Soren

Strategies for Selective Cache Expiration

Production applications quickly rack up gigabytes of cached data spanning hundreds of thousands of cache keys. Most of that data is fresh, but every once in a while you'll find a particular family of entries is holding stale data. Databases that large are holding a humongous amount of cached data, which is being cached for a reason—it is expensive to compute. It would be wasteful to blow away the entire cache just to recompute a fraction of the data.

There are at least three discrete strategies to solve the issue of expiring targeted data. Which one to use depends on how the keys have been composed, how the data was generated, and exactly what has become stale.

Expiration via Touching

When the cached data is referencing a database record, and has a key that is based on the timestamp of a record, you can touch it to bust the cache. The next time the data is fetched the key will have expired and you'll get fresh data. For more in depth information on key composition see essentials of cache expiration.

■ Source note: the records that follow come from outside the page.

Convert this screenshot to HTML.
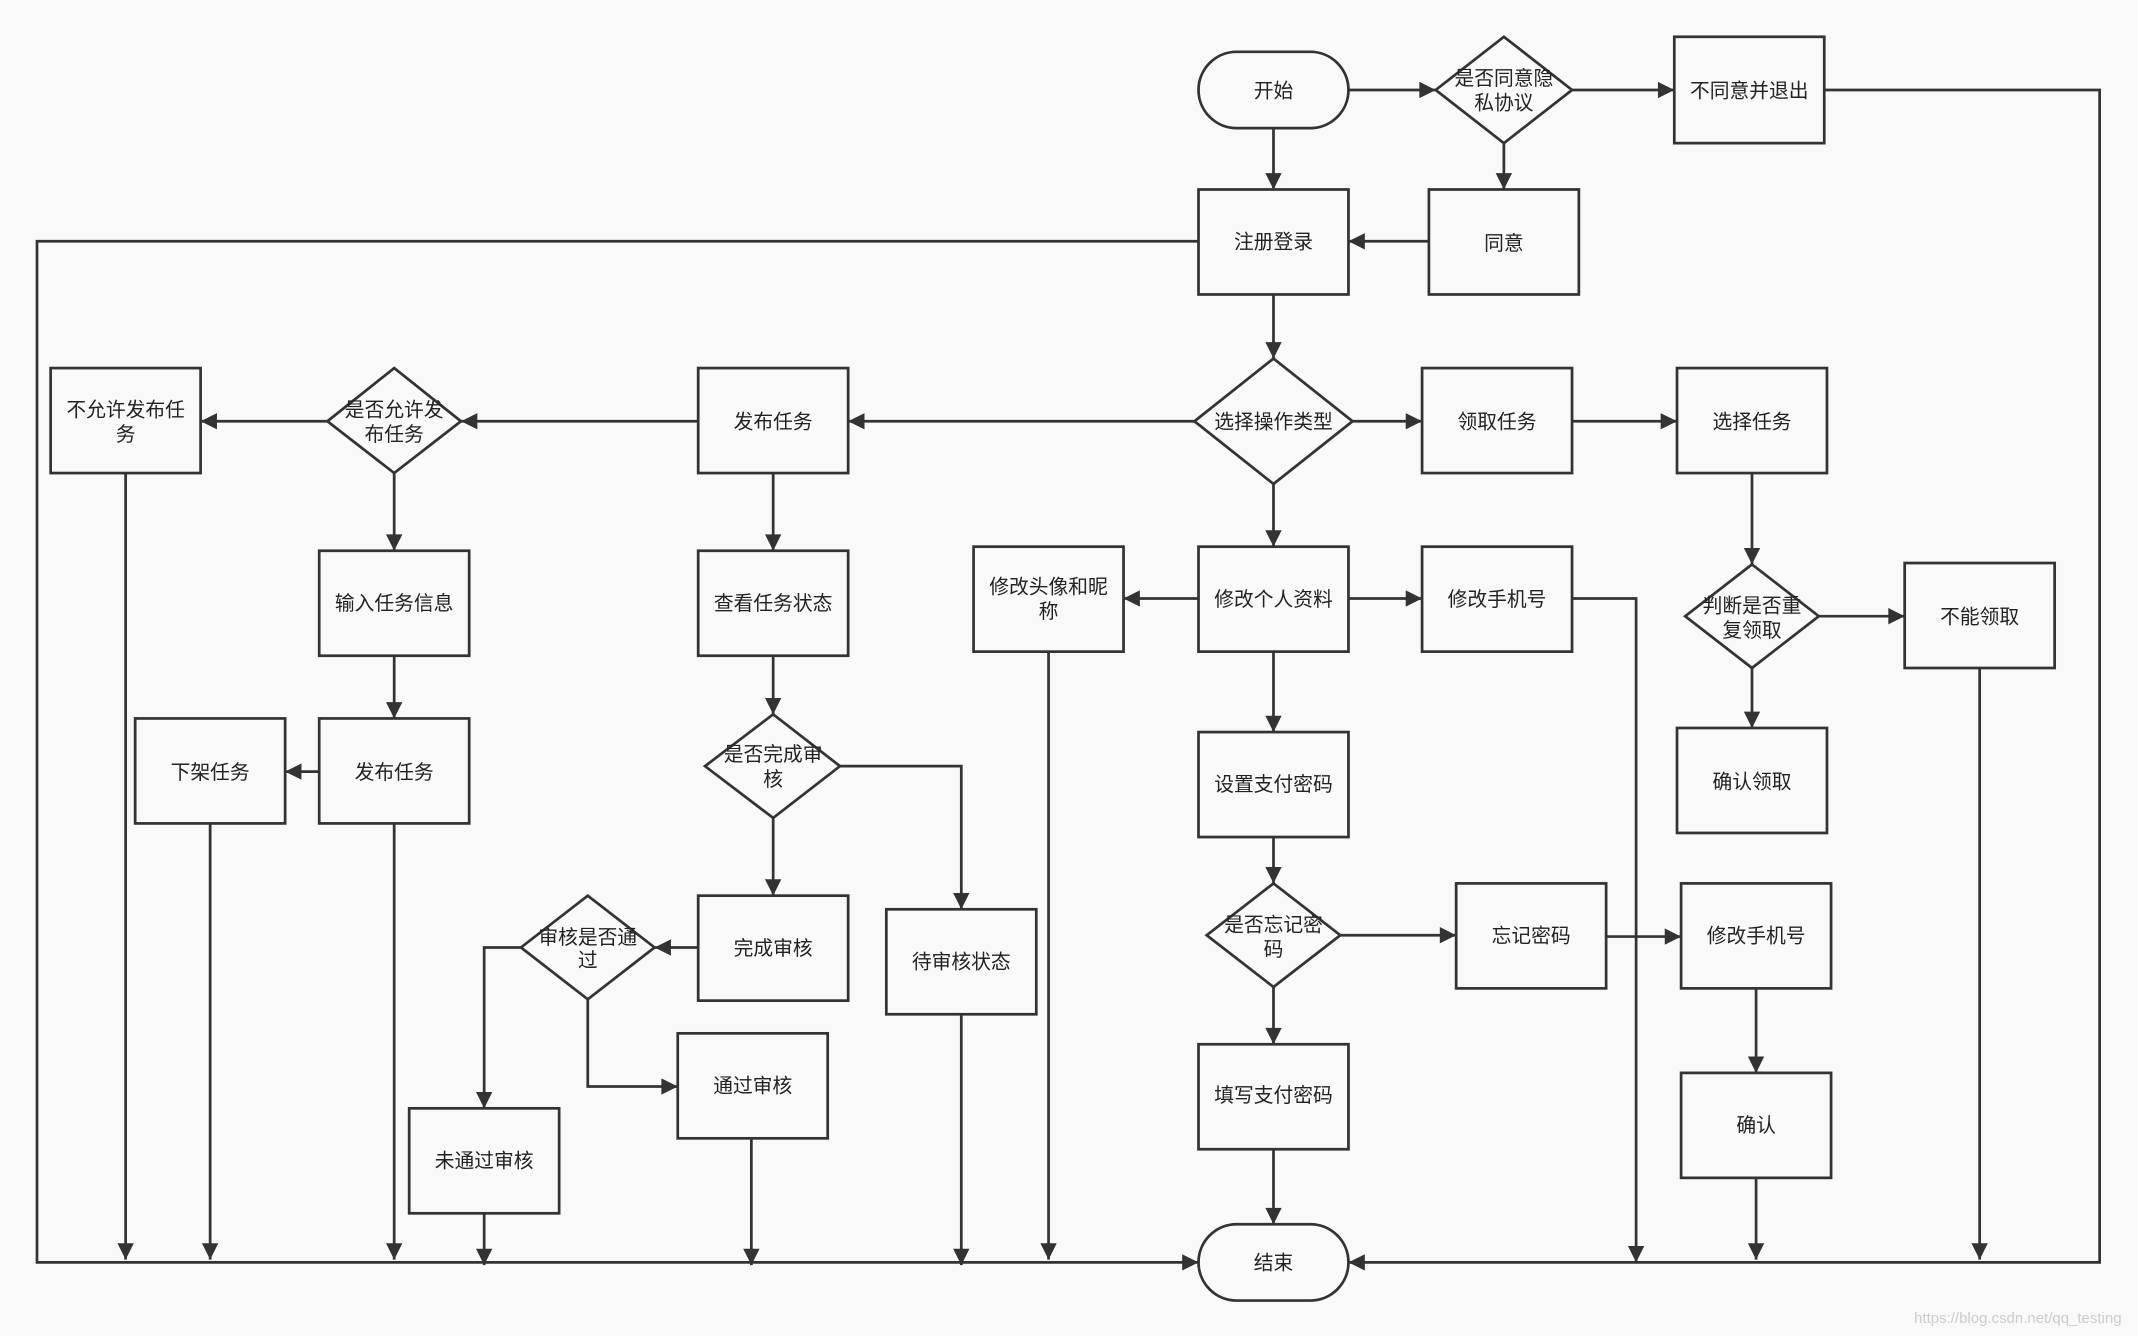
<!DOCTYPE html>
<html><head><meta charset="utf-8"><style>
html,body{margin:0;padding:0;background:#f9f9f9;}
svg{display:block;}
text{font-family:"Liberation Sans","Noto Sans CJK SC",sans-serif;font-size:14.5px;fill:#222;text-anchor:middle;dominant-baseline:central;}
</style></head><body>
<svg width="2138" height="1336" viewBox="0 0 1568 980" xmlns="http://www.w3.org/2000/svg">
<defs><marker id="a" viewBox="0 0 10 10" refX="10" refY="5" markerWidth="8" markerHeight="8" markerUnits="userSpaceOnUse" orient="auto"><path d="M0,0 L10,5 L0,10 z" fill="#333"/></marker>
<marker id="b" viewBox="0 0 10 10" refX="10" refY="5" markerWidth="16" markerHeight="12" markerUnits="userSpaceOnUse" orient="auto"><path d="M0,0 L10,5 L0,10 z" fill="#333"/></marker></defs>
<rect width="1568" height="980" fill="#f9f9f9"/>
<g fill="none" stroke="#333" stroke-width="2" marker-end="url(#b)">
<path d="M989,66H1053"/><path d="M1153,66H1228"/><path d="M1103,105V139"/><path d="M1048,177H989"/>
<path d="M934,94V139"/><path d="M934,216V263"/><path d="M992,309H1043"/><path d="M1153,309H1230"/>
<path d="M1285,347V414"/><path d="M1334,452H1397"/><path d="M1285,490V534"/>
<path d="M876,309H622"/><path d="M512,309H338"/><path d="M240,309H147"/><path d="M289,347V404"/>
<path d="M289,481V527"/><path d="M234,566H209"/><path d="M567,347V404"/><path d="M567,481V524"/>
<path d="M567,600V657"/><path d="M616,562H705V667"/><path d="M512,695H480"/><path d="M382,695H355V813"/>
<path d="M431,733V797H497"/><path d="M934,355V401"/><path d="M879,439H824"/><path d="M989,439H1043"/>
<path d="M934,478V537"/><path d="M934,614V648"/><path d="M983,686H1068"/><path d="M1178,687H1233"/>
<path d="M1288,725V787"/><path d="M934,724V766"/><path d="M934,843V898"/>
<path d="M879,177H27V926H879"/><path d="M1338,66H1540V926H989"/>
<path d="M92,347V924"/><path d="M154,604V924"/><path d="M289,604V924"/><path d="M355,890V928"/>
<path d="M551,835V928"/><path d="M705,744V928"/><path d="M769,478V924"/><path d="M1153,439H1200V926"/>
<path d="M1288,864V924"/><path d="M1452,490V924"/>
</g>
<g fill="#f9f9f9" stroke="#333" stroke-width="2">
<rect x="879" y="38" width="110" height="56" rx="28"/><rect x="879" y="898" width="110" height="56" rx="28"/>
<rect x="1228" y="27" width="110" height="78"/><rect x="1048" y="139" width="110" height="77"/>
<rect x="879" y="139" width="110" height="77"/><rect x="1043" y="270" width="110" height="77"/>
<rect x="1230" y="270" width="110" height="77"/><rect x="512" y="270" width="110" height="77"/>
<rect x="37" y="270" width="110" height="77"/><rect x="234" y="404" width="110" height="77"/>
<rect x="234" y="527" width="110" height="77"/><rect x="99" y="527" width="110" height="77"/>
<rect x="512" y="404" width="110" height="77"/><rect x="512" y="657" width="110" height="77"/>
<rect x="300" y="813" width="110" height="77"/><rect x="497" y="758" width="110" height="77"/>
<rect x="650" y="667" width="110" height="77"/><rect x="714" y="401" width="110" height="77"/>
<rect x="879" y="401" width="110" height="77"/><rect x="1043" y="401" width="110" height="77"/>
<rect x="879" y="537" width="110" height="77"/><rect x="1068" y="648" width="110" height="77"/>
<rect x="1233" y="648" width="110" height="77"/><rect x="1233" y="787" width="110" height="77"/>
<rect x="879" y="766" width="110" height="77"/><rect x="1397" y="413" width="110" height="77"/>
<rect x="1230" y="534" width="110" height="77"/>
<polygon points="1103,27 1153,66 1103,105 1053,66"/>
<polygon points="934,263 992,309 934,355 876,309"/>
<polygon points="289,270 338,309 289,347 240,309"/>
<polygon points="567,524 616,562 567,600 517,562"/>
<polygon points="431,657 480,695 431,733 382,695"/>
<polygon points="934,648 983,686 934,724 885,686"/>
<polygon points="1285,414 1334,452 1285,490 1236,452"/>
</g>
<text x="934" y="67">开始</text><text x="934" y="927">结束</text>
<text x="1103" y="58">是否同意隐</text><text x="1103" y="76">私协议</text>
<text x="1283" y="67">不同意并退出</text><text x="1103" y="179">同意</text><text x="934" y="178">注册登录</text>
<text x="934" y="310">选择操作类型</text><text x="1098" y="310">领取任务</text><text x="1285" y="310">选择任务</text>
<text x="567" y="310">发布任务</text><text x="289" y="301">是否允许发</text><text x="289" y="319">布任务</text>
<text x="92" y="301">不允许发布任</text><text x="92" y="319">务</text>
<text x="289" y="443">输入任务信息</text><text x="289" y="567">发布任务</text><text x="154" y="567">下架任务</text>
<text x="567" y="443">查看任务状态</text><text x="567" y="554">是否完成审</text><text x="567" y="572">核</text>
<text x="567" y="696">完成审核</text><text x="431" y="688">审核是否通</text><text x="431" y="705">过</text>
<text x="355" y="852">未通过审核</text><text x="552" y="797">通过审核</text><text x="705" y="706">待审核状态</text>
<text x="769" y="431">修改头像和昵</text><text x="769" y="449">称</text>
<text x="934" y="440">修改个人资料</text><text x="1098" y="440">修改手机号</text>
<text x="934" y="576">设置支付密码</text><text x="934" y="679">是否忘记密</text><text x="934" y="697">码</text>
<text x="1123" y="687">忘记密码</text><text x="1288" y="687">修改手机号</text><text x="1288" y="826">确认</text>
<text x="934" y="804">填写支付密码</text>
<text x="1285" y="445">判断是否重</text><text x="1285" y="463">复领取</text>
<text x="1452" y="453">不能领取</text><text x="1285" y="574">确认领取</text>
<text x="1480" y="967" style="font-size:11px;fill:#ccc">https://blog.csdn.net/qq_testing</text>
</svg>
</body></html>
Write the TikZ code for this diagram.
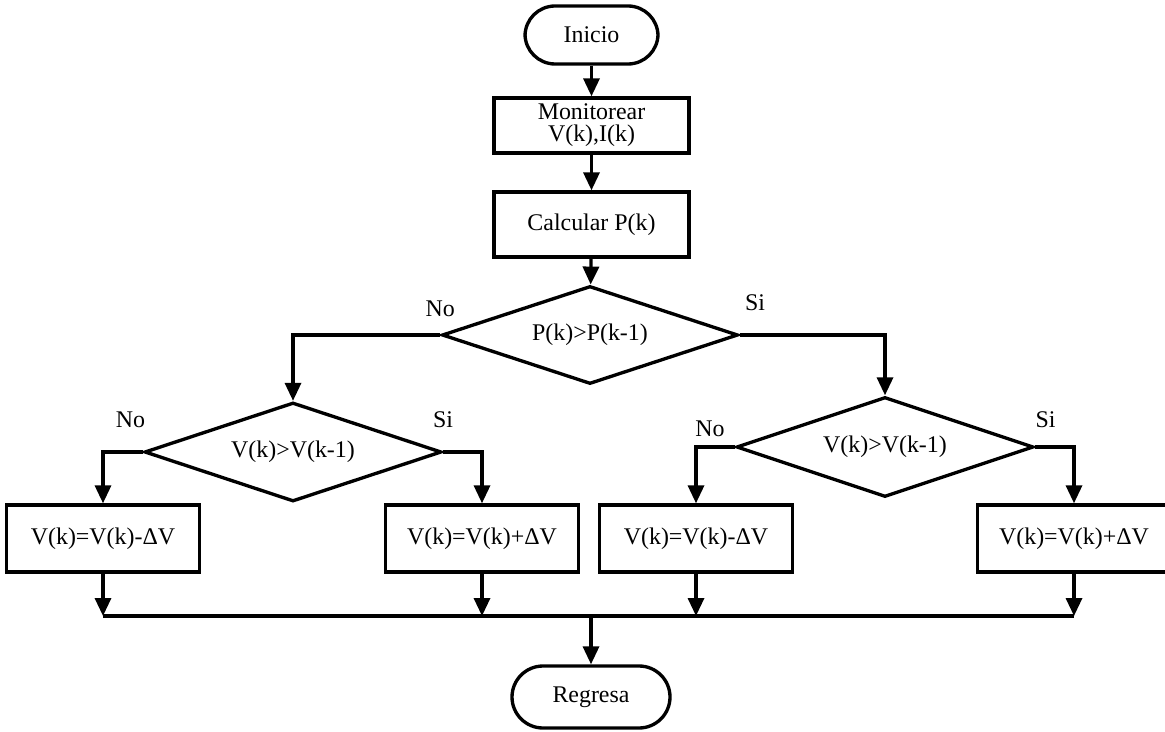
\documentclass[tikz,border=0pt]{standalone}
\usepackage{fontspec}
\setmainfont{Liberation Serif}
\usetikzlibrary{arrows.meta,positioning,shapes.geometric}
\tikzset{
  flow/.style={line width=1.9pt, -{Triangle[length=0.36cm,width=0.32cm]}},
  term/.style={draw, line width=1.9pt, rounded corners=0.6cm, minimum height=1.16cm},
  proc/.style={draw, line width=1.9pt, minimum width=3.86cm, minimum height=1.34cm, align=center},
  test/.style={draw, line width=1.9pt, diamond, aspect=3, inner sep=1pt},
  lbl/.style={inner sep=0pt}
}
\begin{document}
\begin{tikzpicture}[font=\fontsize{13.6pt}{12.4pt}\selectfont]
\useasboundingbox (0,0) rectangle (23.3,-14.64);
\node[term, minimum width=2.66cm] (inicio) at (11.83,-0.70) {Inicio};
\node[proc, minimum width=3.9cm, minimum height=1.1cm, inner sep=1pt] (mon) at (11.83,-2.51) {Monitorear\\V(k),I(k)};
\node[proc, minimum width=3.9cm, minimum height=1.3cm] (calc) at (11.83,-4.49) {Calcular P(k)};
\node[test, minimum width=5.92cm, minimum height=1.96cm] (d1) at (11.80,-6.70) {P(k)>P(k-1)};
\node[test, minimum width=5.94cm, minimum height=1.98cm] (d2) at (5.86,-9.04) {V(k)>V(k-1)};
\node[test, minimum width=5.94cm, minimum height=2.0cm] (d3) at (17.70,-8.94) {V(k)>V(k-1)};
\foreach [count=\i] \x/\s in {2.06/-, 9.64/+, 13.92/-, 21.48/+}{
\node[proc] (b\i) at (\x,-10.77) {V(k)=V(k)\s ΔV};
\coordinate (m\i) at (\x,-12.32);
\draw[flow] (b\i) -- (m\i);
}
\node[term, minimum width=3.16cm, minimum height=1.24cm, rounded corners=0.62cm] (fin) at (11.82,-13.94) {Regresa};
% labels
\node[lbl, above=0.36cm of d1.west] {No};
\node[lbl, above right=0.48cm and 0.1cm of d1.east] {Si};
\node[lbl, above left=0.48cm and -0.05cm of d2.west] {No};
\node[lbl, above=0.48cm of d2.east] {Si};
\node[lbl, above left=0.2cm and 0.2cm of d3.west] {No};
\node[lbl, above right=0.38cm and 0cm of d3.east] {Si};
\draw[flow] (inicio) -- (mon);
\draw[flow] (mon) -- (calc);
\draw[flow] (calc) -- (d1);
\draw[flow] (d1.west) -| (d2.north);
\draw[flow] (d1.east) -| (d3.north);
\draw[flow] (d2.west) -| (b1.north);
\draw[flow] (d2.east) -| (b2.north);
\draw[flow] (d3.west) -| (b3.north);
\draw[flow] (d3.east) -| (b4.north);
\draw[line width=1.9pt] (m1) -- (m4);
\draw[flow] (fin.north |- m1) -- (fin);
\end{tikzpicture}
\end{document}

With a narrow collection of records touching is easy and targeted. Large collections, hybrid caches of multiple models or unbounded range (like every record in the database) are not well suited to purging via touching. When the situation is right you can use methods like touch or update_all in Rails to bump the timestamp on one or more records:

child.touch # touch a single record

parent.children.update_all(updated_at: Time.now) # touch all records

Expiration via Targeted Versioning

Occasionally the data in the cache is fresh, but you need a different view of it. Maybe an API client requires a new field, fewer fields, or more associated records. In this case there isn't any point in touching the records. Views and serializers need to be updated, which is your opportunity to bundle the expiration. This is a job for targeted versioning.

Note the word targeted is being used. It is possible to uniformly version the entire cache by updating the namespace. Much like changing an API from v1 to v2, you prepend the cache with a version. Targeted versioning is similar, but the version change is scoped to the view or serializer in question. For caching within a Rails view this is as simple as composing the key from an array rather than just the model. For example:

cache [model, 'v2'] do
  # fragment to cache
end

cache [model, 'v3'] do
  # new fragment to cache
end

Expiration via Selective Purging

Recently, on a client project, a situation arose where a large section of the cache had to be purged, but neither touching nor versioning would work.

Their application caches large trees of API data, many parts of which contain embedded user data. The embedded user data includes a few avatar URLs, all of which were securely checked out from Amazon S3 and have an expiration. A background job keeps the URLs refreshed, but that hadn't been accounted for in the cache. The end result was a lot of 403 Forbidden requests when the browser tried to load the embedded expired avatars.

Touching won't help here, because the user record isn't cached directly, and they aren't part of the cache key for the parent record. Versioning isn't well suited either, as the fields don't need to change, the underlying data is out of sync. That's a lot of wind up for what I'm about to suggest: delete the exact keys that have expired.

Avoid purging the entire cache by using a targeted tool like delete_matched, as provided by ActiveSupport::Cache. Most of the available caches support matching using regular expressions, though some only support globbing.

Rails.cache.delete_matched("posts/9[0-1]*")

Note: Until very recently my readthis cache for Redis didn't support delete_matched due to concerns about performance and the evil keys command. The eventual implementation uses SCAN and is entirely safe to use with gigantic databases. The aforementioned client was using Readthis for caching, driving the need for delete_matched to be implemented.

The Right Expiration Strategy for the Job

Caching is key to a highly performant application, but stale data can be insidious. Without targeted expiration we start to reach for blunt tools and expire too broadly. All of the expiration strategies presented here are simple, and they come up often in a production system. Recognize the situation and choose the right strategy for the job.